Cette grande corvée touche à la mise à niveau des écoles et des centres de santé, de même que le développement de l’économie, d’une démocratie haïtienne et d’une bonne gouvernance. Les membres de cette nouvelle initiative pour Haïti disent se baser sur la société civile haïtienne, sur ses leaders et sur la présence de sa forte diaspora dotée de compétences diversifiées, notamment, en éducation, en santé, en ingénierie, en technologie, en politique, en administration publique, en affaires, en finance, en droit et en travail social pour réussir cette tâche.
« Sur les traces de Mulroney »
Ils rappellent qu’au Québec seulement, en plus du réseau des organismes communautaires, on peut compter aussi sur plus de 30 organisations régionales haïtiennes. Ces dernières s’investissent, sans appui gouvernemental, dans le développement de leur localité d’origine.
« S’il accepte la main tendue, le gouvernement fédéral appuiera un vent haïtien de réformes porté par de solides principes canadiens : ordre et sécurité, démocratie, élections libres sans ingérence étrangère, droits de la personne, stabilité et respect des institutions, cadre juridique, vérité et réconciliation », estiment les initiateurs de ce mouvement.
Marjorie Villefranche de la Maison d’Haïti a rappelé le leadership de l’ancien premier ministre conservateur Brian Mulroney dans la lutte contre l’apartheid et qui a fait preuve de courage dans ce dossier. « Nous exhortons le gouvernement canadien à suivre les traces du feu premier ministre Mulroney, dont nous saluons la mémoire.

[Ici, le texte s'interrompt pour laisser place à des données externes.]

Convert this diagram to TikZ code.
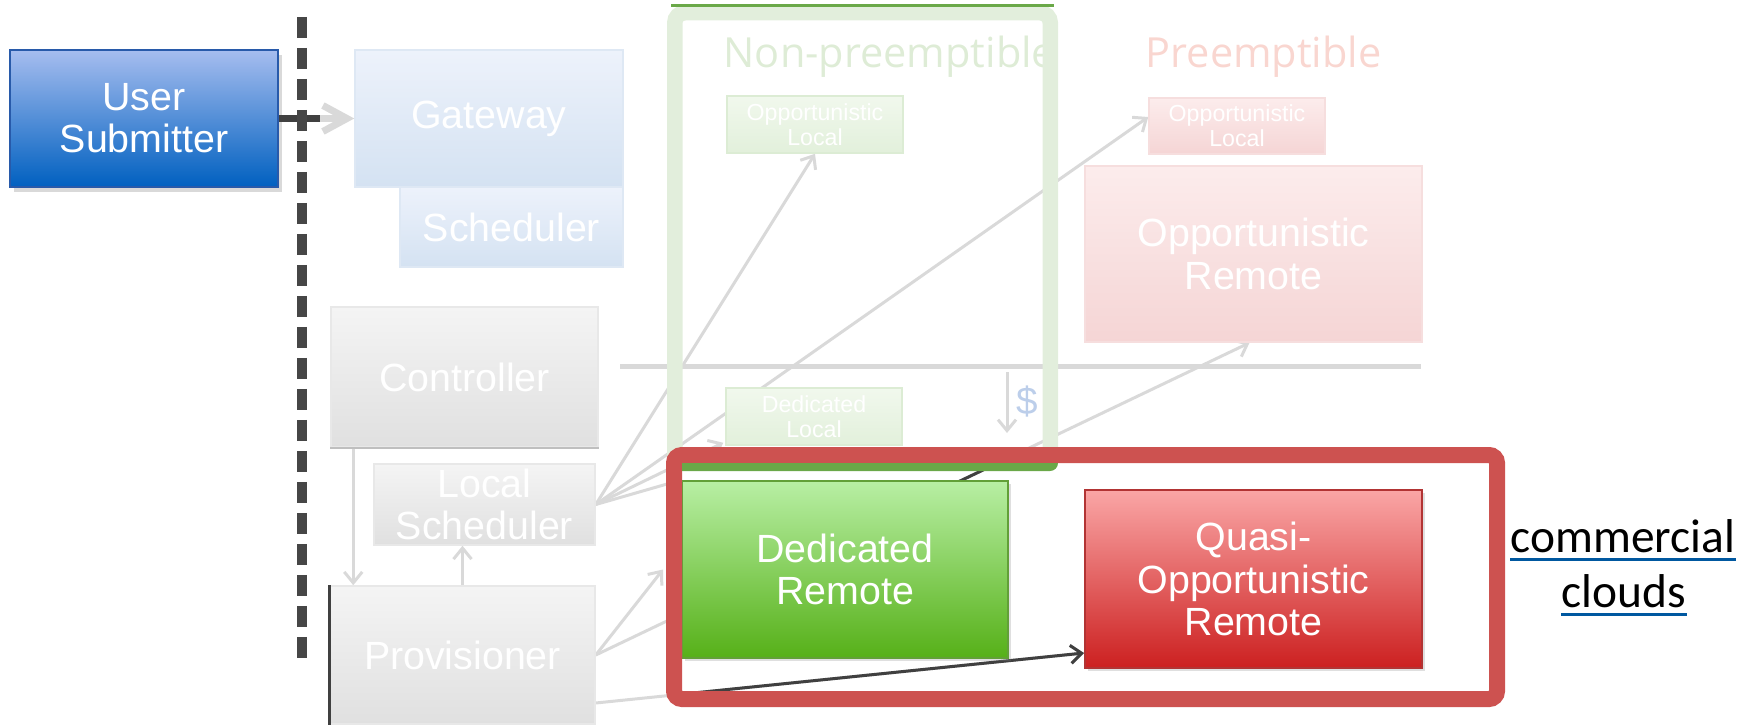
\documentclass[tikz,border=0pt]{standalone}
\usepackage{fontspec}
\setmainfont{Liberation Sans}
\newfontfamily\headfont{Open Sans}
\newfontfamily\notefont{Carlito}
\usepackage{xcolor}
\usetikzlibrary{arrows.meta, positioning, shadows, backgrounds}

\definecolor{usrTop}{RGB}{166,189,239}
\definecolor{usrBot}{RGB}{0,96,192}
\definecolor{usrLine}{RGB}{40,90,170}
\definecolor{gwTop}{RGB}{237,242,251}
\definecolor{gwBot}{RGB}{212,226,242}
\definecolor{gwLine}{RGB}{222,232,244}
\definecolor{grTop}{RGB}{244,244,244}
\definecolor{grBot}{RGB}{224,224,224}
\definecolor{grLine}{RGB}{232,232,232}
\definecolor{lgTop}{RGB}{241,248,237}
\definecolor{lgBot}{RGB}{226,240,219}
\definecolor{lgLine}{RGB}{220,236,212}
\definecolor{lrTop}{RGB}{252,236,236}
\definecolor{lrBot}{RGB}{245,213,213}
\definecolor{lrLine}{RGB}{246,222,222}
\definecolor{dgTop}{RGB}{184,239,164}
\definecolor{dgBot}{RGB}{86,176,24}
\definecolor{dgLine}{RGB}{98,160,56}
\definecolor{qrTop}{RGB}{250,166,166}
\definecolor{qrBot}{RGB}{204,32,32}
\definecolor{qrLine}{RGB}{178,52,52}
\definecolor{frGreen}{RGB}{226,238,220}
\definecolor{frDark}{RGB}{106,168,72}
\definecolor{frRed}{RGB}{205,82,80}
\definecolor{linkLight}{RGB}{217,217,217}
\definecolor{linkDark}{RGB}{64,64,64}
\definecolor{sepGray}{RGB}{70,70,70}
\definecolor{npText}{RGB}{222,236,214}
\definecolor{pText}{RGB}{249,214,208}
\definecolor{costBlue}{RGB}{188,206,234}
\definecolor{noteBlue}{RGB}{0,88,160}

\begin{document}
\begin{tikzpicture}[x=0.1mm, y=-0.1mm,
    big box/.style={rectangle, inner sep=0pt, align=center, text=white, line width=0.15mm, font=\fontsize{11.2}{12}\selectfont},
    small box/.style={big box, font=\fontsize{6.6}{7}\selectfont},
    user box/.style={big box, top color=usrTop, bottom color=usrBot, draw=usrLine, line width=0.2mm, drop shadow={shadow xshift=0.4mm, shadow yshift=-0.5mm, opacity=0.3}},
    gate box/.style={big box, top color=gwTop, bottom color=gwBot, draw=gwLine},
    gray box/.style={big box, top color=grTop, bottom color=grBot, draw=grLine},
    lgreen box/.style={small box, top color=lgTop, bottom color=lgBot, draw=lgLine},
    lred box/.style={small box, top color=lrTop, bottom color=lrBot, draw=lrLine},
    lred big box/.style={big box, top color=lrTop, bottom color=lrBot, draw=lrLine},
    green box/.style={big box, top color=dgTop, bottom color=dgBot, draw=dgLine, line width=0.2mm, drop shadow={shadow xshift=0.3mm, shadow yshift=-0.3mm, opacity=0.25}},
    red box/.style={big box, top color=qrTop, bottom color=qrBot, draw=qrLine, line width=0.2mm, drop shadow={shadow xshift=0.3mm, shadow yshift=-0.3mm, opacity=0.25}},
    head/.style={inner sep=0pt, font=\headfont\fontsize{11.8}{14}\selectfont},
    note/.style={inner sep=0pt, font=\notefont\fontsize{13.5}{16}\selectfont},
    link/.style={draw=linkLight, line width=0.3mm, -{Straight Barb[length=1.1mm, width=1.8mm]}},
    hot link/.style={link, draw=linkDark}
]
    \useasboundingbox (0,0) rectangle (1754,724);

    % Left side
    \node[user box, minimum width=26.8mm, minimum height=13.7mm] (usr) at (144,118.5) {User\\Submitter};
    \node[gate box, minimum width=26.8mm, minimum height=13.7mm] (gw) at (489,118.5) {Gateway};
    \node[gate box, minimum width=22.3mm, minimum height=8mm] (sch) at (511.5,227) {Scheduler};
    \node[gray box, minimum width=26.7mm, minimum height=14mm] (ctl) at (464.5,377) {Controller};
    \node[gray box, minimum width=22.1mm, minimum height=8.1mm] (lsch) at (484.5,504.5) {Local\\Scheduler};
    \node[gray box, minimum width=26.5mm, minimum height=13.8mm] (prov) at (462.5,655) {Provisioner};

    % Column titles
    \node[head, text=npText, anchor=base west] (np) at (723,68) {Non-preemptible};
    \node[head, text=pText, anchor=base west] (pe) at (1145,68) {Preemptible};

    % Resource boxes
    \node[lgreen box, minimum width=17.6mm, minimum height=5.7mm] (oplg) at (815,124.5) {Opportunistic\\Local};
    \node[lgreen box, minimum width=17.6mm, minimum height=5.7mm] (dloc) at (814,416.5) {Dedicated\\Local};
    \node[lred box, minimum width=17.6mm, minimum height=5.6mm] (oplr) at (1237,126) {Opportunistic\\Local};
    \node[lred big box, minimum width=33.7mm, minimum height=17.6mm] (oprm) at (1253.5,254) {Opportunistic\\Remote};
    \node[green box, minimum width=32.6mm, minimum height=17.7mm] (drem) at (845,569.5) {Dedicated\\Remote};
    \node[red box, minimum width=33.7mm, minimum height=17.8mm] (qrem) at (1253.5,579) {Quasi-\\Opportunistic\\Remote};

    \node[text=costBlue, inner sep=0pt, font=\fontsize{11}{12}\selectfont] (cost) at (1027,402) {\$};

    \node[note, anchor=base] (cm1) at (1623,552) {commercial};
    \node[note, anchor=base] (cm2) at (1624,607) {clouds};
    \draw[noteBlue, line width=0.25mm] ([yshift=-0.75mm]cm1.base west) -- ([yshift=-0.75mm]cm1.base east);
    \draw[noteBlue, line width=0.25mm] ([yshift=-0.75mm]cm2.base west) -- ([yshift=-0.75mm]cm2.base east);

    % Helper points
    \coordinate (cut) at (320,118.5);
    \coordinate (sepA) at (302,17);
    \coordinate (sepB) at (302,660);
    \coordinate (hA) at (620,366);
    \coordinate (hB) at (1421,366);
    \coordinate (dA) at (1007,372);
    \coordinate (dB) at (1007,433);

    \begin{scope}[on background layer]
        \draw[linkLight, line width=0.5mm] (hA) -- (hB);
        \draw[link] (dA) -- (dB);
        \draw[link] (ctl.south west) ++(23,0) coordinate (cp) -- (cp |- prov.north);
        \draw[link] (prov.north) -- (prov.north |- lsch.south);
        \draw[link] (lsch.east) -- (oplg.south);
        \draw[link] (lsch.east) -- ([yshift=0.9mm]oplr.west);
        \draw[link] (lsch.east) -- ([xshift=-0.2mm, yshift=0.3mm]dloc.south west);
        \draw[link, -] (lsch.east) -- (drem.north west);
        \draw[link] (prov.east) -- ([xshift=-1.8mm]drem.west);
        \draw[link] (prov.east) -- ([xshift=-0.4mm]oprm.south);
        \draw[link] ([yshift=-4.8mm]prov.east) -- ([yshift=-7.4mm]qrem.west);
        % inside the highlight
        \begin{scope}
            \clip (682,463) rectangle (1489,691);
            \draw[hot link] (prov.east) -- ([xshift=-0.4mm]oprm.south);
            \draw[hot link] ([yshift=-4.8mm]prov.east) -- ([yshift=-7.4mm]qrem.west);
        \end{scope}
    \end{scope}

    % User arrow and separator
    \draw[link, line width=0.7mm, -{Straight Barb[length=2.4mm, width=2.6mm]}] (usr) -- (gw);
    \draw[linkDark, line width=0.7mm] (usr.east) -- (cut);
    \draw[sepGray, line width=1mm, dash pattern=on 2.1mm off 1mm] (sepA) -- (sepB);
    \draw[linkDark, line width=0.3mm] (prov.north west) -- (prov.south west);
    \draw[black!25, line width=0.2mm] (ctl.south west) -- (ctl.south east);

    % Non-preemptible frame
    \draw[frGreen, line width=1.55mm, rounded corners=1mm] (674.75,12.75) rectangle (1050.25,463);
    \draw[frDark, line width=0.3mm] (671,6) -- (1054,6);

    % Commercial clouds frame
    \draw[frRed, line width=1.6mm, rounded corners=0.8mm] (674,455) rectangle (1497,699);
    \fill[frDark] (682,463) -- (1058,463) [rounded corners=0.8mm] -- (1058,471) [sharp corners] -- (682,471) -- cycle;
\end{tikzpicture}
\end{document}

Nous sommes convaincus que le gouvernement du Canada peut à nouveau inspirer le monde dans la quête d’un avenir meilleur et durable pour Haïti », a-t-elle dit.
La Concertation haïtienne pour les migrants (CHPM) est une initiative citoyenne mise sur pied en 2017. Elle est composée de plus d’une dizaine d’organismes communautaires œuvrant dans les domaines de l’immigration, l’accueil des nouveaux arrivants, l’éducation, la santé et les services sociaux.